キリングループにとって農産物を中心とした生物資源は、最も重要で基本的な原材料であり、調達先農園や地域での環境や人権への配慮は欠かせません。さらに、TCFD※9提言を踏まえて実施しているシナリオ分析では、気候変動が原材料の農産物の収量や品質に大きな影響を与える可能性が確認されています。
※9:The Task Force on Climate-related Financial Disclosuresの略。

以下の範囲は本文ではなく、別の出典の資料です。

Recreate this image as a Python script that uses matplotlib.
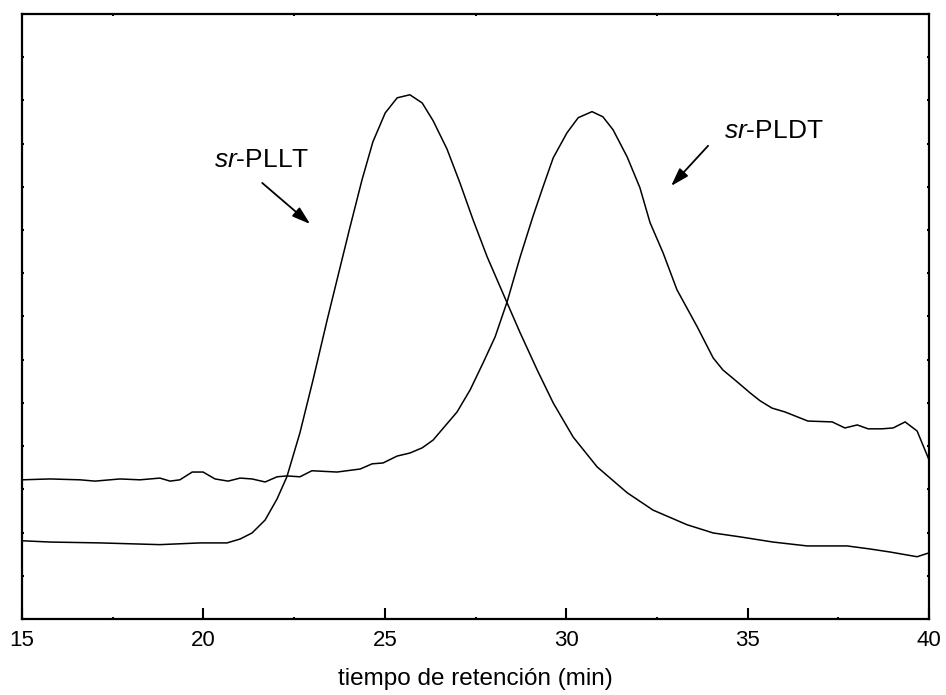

生物資源に関する、当社代表取締役社長 磯崎功典のコメントは下記の通りです。
「キリングループは、自然資本を起点としたビジネスを営む企業として、2010年に「キリングループ生物多様性保全宣言」を発表して以降、バリューチェーン上流の主に原料農産物に関わる環境や人権の問題に早くから課題認識をもって対応してきました。今年から来年にかけて開催される生物多様性条約第15回締約国会議(COP15)においても、リーダーシップを発揮して持続可能な生物資源を利用している社会を目指し取り組んでいきます。」

今後は、本行動計画を各事業会社で目標化し、持続可能な生物資源を利用している社会の構築を目指して、取り組みを進めていきます。

今後もキリングループは、豊かな地球の恵みを将来にわたって享受し引き継ぎたいという思いを、バリューチェーンにかかわる すべての人々と共につないでいくために、さまざまな社会課題に対する取り組みを積極的に進めていきます。